___ Information provided ___
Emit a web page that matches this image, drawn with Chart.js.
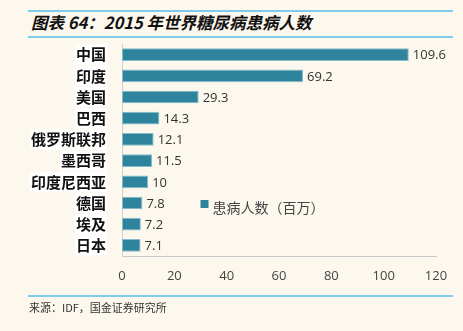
<!DOCTYPE html>
<html>
<head>
<meta charset="utf-8">
<script src="https://cdn.jsdelivr.net/npm/chart.js@4.4.1/dist/chart.umd.min.js"></script>
<style>
  html, body { margin: 0; padding: 0; background: #fdf8ee; }
  #wrap { position: relative; width: 463px; height: 331px; overflow: hidden; }
  #chart { position: absolute; left: 0; top: 0; }
  .rule { position: absolute; left: 28px; width: 425px; height: 2px; background: #7fcbec; }
  #title { position: absolute; left: 31px; top: 10px; font: italic bold 16.5px "Noto Sans CJK SC", sans-serif; color: #111; white-space: nowrap; }
  #source { position: absolute; left: 29px; top: 299px; font: 11px "Noto Sans CJK SC", sans-serif; color: #333; white-space: nowrap; }
</style>
</head>
<body>
<div id="wrap">
  <div class="rule" style="top:10px"></div>
  <div id="title">图表 64：2015 年世界糖尿病患病人数</div>
  <div class="rule" style="top:36px"></div>
  <canvas id="chart" width="463" height="331"></canvas>
  <div class="rule" style="top:295px"></div>
  <div id="source">来源：IDF，国金证券研究所</div>
</div>
<script>
// data
const countries = ['中国', '印度', '美国', '巴西', '俄罗斯联邦', '墨西哥', '印度尼西亚', '德国', '埃及', '日本'];
const patients = [109.6, 69.2, 29.3, 14.3, 12.1, 11.5, 10, 7.8, 7.2, 7.1];
const seriesName = '患病人数（百万）';
const xTicks = [0, 20, 40, 60, 80, 100, 120];

const barColor = '#2e849c';

// value labels at the end of each bar + legend drawn in the empty area
const labelsPlugin = {
    id: 'valueLabels',
    afterDatasetsDraw(chart) {
        const ctx = chart.ctx;
        const meta = chart.getDatasetMeta(0);
        ctx.save();
        ctx.font = '13px "Open Sans", "Noto Sans", sans-serif';
        ctx.fillStyle = '#333';
        ctx.textBaseline = 'middle';
        ctx.textAlign = 'left';
        meta.data.forEach((bar, i) => {
            ctx.fillText(String(patients[i]), bar.x + 4, bar.y + 1);
        });

        // legend, next to the 德国 row
        const x = chart.scales.x.getPixelForValue(30);
        const y = chart.scales.y.getPixelForValue(7) + 1;
        ctx.fillStyle = barColor;
        ctx.fillRect(x, y - 4, 8, 8);
        ctx.fillStyle = '#444';
        ctx.font = '14px "Noto Sans CJK SC", sans-serif';
        ctx.fillText(seriesName, x + 12, y + 4);
        ctx.restore();
    }
};

new Chart(document.getElementById('chart'), {
    type: 'bar',
    data: {
        labels: countries,
        datasets: [{
            label: seriesName,
            data: patients,
            backgroundColor: barColor,
            borderColor: '#86bccb',
            borderWidth: 1,
            borderSkipped: false,
            barPercentage: 0.6,
            categoryPercentage: 1.0,
        }]
    },
    options: {
        indexAxis: 'y',
        responsive: false,
        animation: false,
        layout: { padding: { left: 0, top: 44, right: 27, bottom: 35 } },
        plugins: {
            legend: { display: false },
            tooltip: { enabled: false },
        },
        scales: {
            x: {
                min: 0,
                max: 120,
                afterBuildTicks: (scale) => { scale.ticks = xTicks.map(v => ({ value: v })); },
                afterFit: (scale) => { scale.height = 40; },
                grid: { display: false, drawTicks: false },
                border: { display: true, color: '#c8c8c8', width: 1 },
                ticks: {
                    padding: 12,
                    color: '#444',
                    font: { family: '"Open Sans", "Noto Sans", sans-serif', size: 13 },
                },
            },
            y: {
                afterFit: (scale) => { scale.width = 122; },
                grid: { display: false, drawTicks: false },
                border: { display: true, color: '#d0d0d0', width: 1 },
                ticks: {
                    padding: 16,
                    color: '#111',
                    font: { family: '"Noto Sans CJK SC", sans-serif', size: 15, weight: 'bold' },
                    showLabelBackdrop: true,
                    backdropColor: '#ffffff',
                    backdropPadding: { top: 1, bottom: 1, left: 1, right: 1 },
                },
            },
        },
    },
    plugins: [labelsPlugin],
});
</script>
</body>
</html>
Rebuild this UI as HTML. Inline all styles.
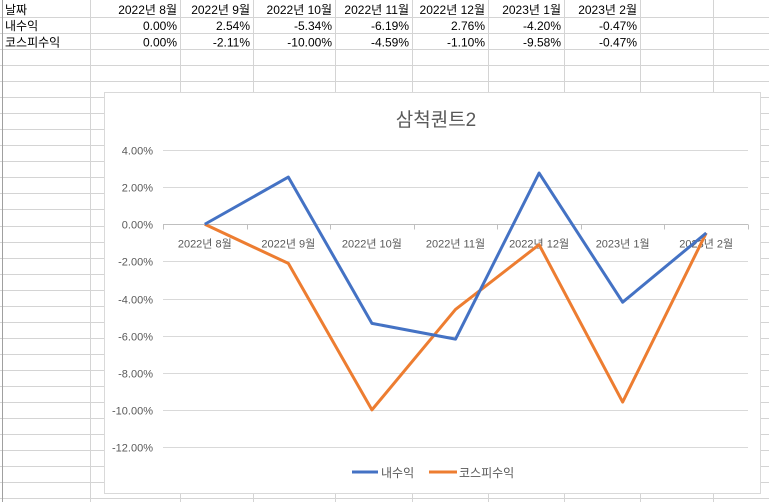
<!DOCTYPE html>
<html><head><meta charset="utf-8"><style>
html,body{margin:0;padding:0;background:#fff;}
svg{display:block;font-family:"Liberation Sans","Noto Sans CJK KR",sans-serif;}
</style></head><body>
<svg id="s" width="769" height="502" xmlns="http://www.w3.org/2000/svg">
<g id="grid"></g>
<g id="cells"></g>
<g id="chart">
<rect x="104.5" y="92.5" width="656" height="401" fill="#fff" stroke="#d9d9d9"/>
<text x="436" y="126" font-size="19" fill="#595959" text-anchor="middle">삼척퀀트2</text>
<g id="plot"></g>
<g>
<line x1="352" y1="472" x2="378" y2="472" stroke="#4472c4" stroke-width="3"/>
<text x="381" y="477" font-size="12" fill="#595959">내수익</text>
<line x1="429" y1="472" x2="457" y2="472" stroke="#ed7d31" stroke-width="3"/>
<text x="459" y="477" font-size="12" fill="#595959">코스피수익</text>
</g>
</g>
</svg>
<script>
const categories=["2022년 8월","2022년 9월","2022년 10월","2022년 11월","2022년 12월","2023년 1월","2023년 2월"];
const myReturn=[0.00,2.54,-5.34,-6.19,2.76,-4.20,-0.47];
const kospiReturn=[0.00,-2.11,-10.00,-4.59,-1.10,-9.58,-0.47];
const yTicks=[4,2,0,-2,-4,-6,-8,-10,-12];
const NS="http://www.w3.org/2000/svg";
function mk(p,t,a,txt){const e=document.createElementNS(NS,t);for(const k in a)e.setAttribute(k,a[k]);if(txt!==undefined)e.textContent=txt;p.appendChild(e);return e;}
// sheet grid
const grid=document.getElementById('grid');
const colX=[2,90,180,253,335,412,488,564,640,713];
for(let i=0;i<31;i++){const y=Math.round(17+i*16.04)+0.5;const l=mk(grid,'line',{x1:0,y1:y,x2:769,y2:y,stroke:'#d4d4d4'});

}
colX.forEach((x,i)=>{const l=mk(grid,'line',{x1:x+0.5,y1:0,x2:x+0.5,y2:502,stroke:i==0?'#a0a0a0':'#d4d4d4'});

});
const cells=document.getElementById('cells');
const fmt=v=>v.toFixed(2)+'%';
const rows=[["날짜",categories],["내수익",myReturn.map(fmt)],["코스피수익",kospiReturn.map(fmt)]];
rows.forEach((r,ri)=>{const y=14+ri*16.2;
const h=mk(cells,'text',{x:5,y:y,'font-size':12,fill:'#000'},r[0]);


r[1].forEach((v,ci)=>{const t=mk(cells,'text',{x:colX[ci+2]-3,y:y,'font-size':12,fill:'#000','text-anchor':'end'},v);

});});
// chart
const plot=document.getElementById('plot');
const x0=163,x1=748,yTop=150,yBot=447,vMax=4,vMin=-12;
const yS=v=>yTop+(vMax-v)/(vMax-vMin)*(yBot-yTop);
const bw=(x1-x0)/categories.length;
const xS=i=>x0+bw*(i+0.5);
yTicks.forEach(v=>{const y=Math.round(yS(v))+0.5;
const g=mk(plot,'line',{x1:x0,y1:y,x2:x1,y2:y,stroke:v===0?'#bfbfbf':'#d9d9d9'});


const t=mk(plot,'text',{x:153,y:y+4,'font-size':11,fill:'#595959','text-anchor':'end'},v.toFixed(2)+'%');

});
const y0=Math.round(yS(0))+0.5;
for(let i=0;i<=categories.length;i++){const x=Math.round(x0+bw*i)+0.5;
const tk=mk(plot,'line',{x1:x,y1:y0,x2:x,y2:y0+5,stroke:'#bfbfbf'});

}
categories.forEach((c,i)=>{const t=mk(plot,'text',{x:xS(i),y:y0+23,'font-size':11,fill:'#595959','text-anchor':'middle'},c);

});
function series(vals,color,name){const p=mk(plot,'polyline',{points:vals.map((v,i)=>xS(i)+','+yS(v)).join(' '),fill:'none',stroke:color,'stroke-width':3,'stroke-linejoin':'round'});

}
series(kospiReturn,'#ed7d31','series-kospi-return');
series(myReturn,'#4472c4','series-my-return');
</script>
</body></html>
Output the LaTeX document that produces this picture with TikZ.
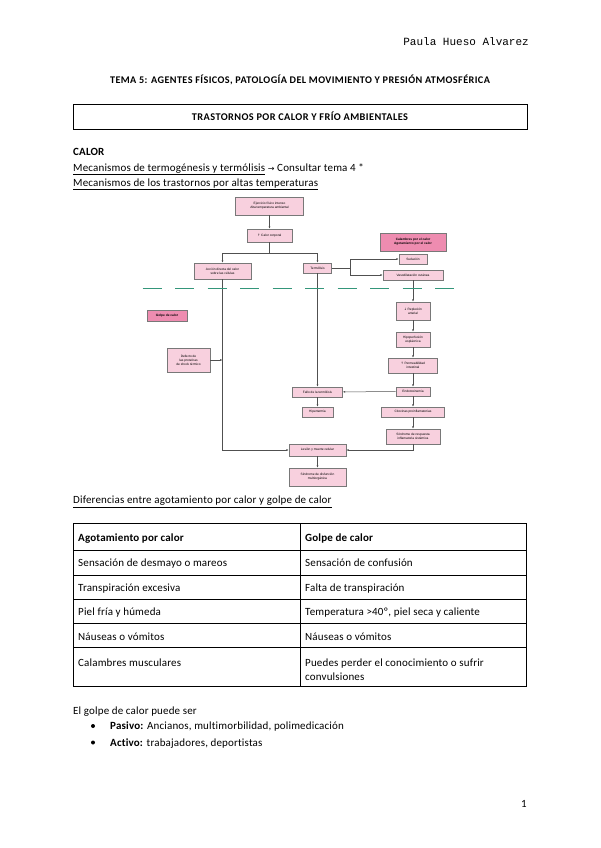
___
= Prompt =
Pull out every line of the records that includes the string "drawn".

= Full solution =
Emit a web page that matches this image, drawn with Chart.js.
// value labels at the end of each bar + legend drawn in the empty area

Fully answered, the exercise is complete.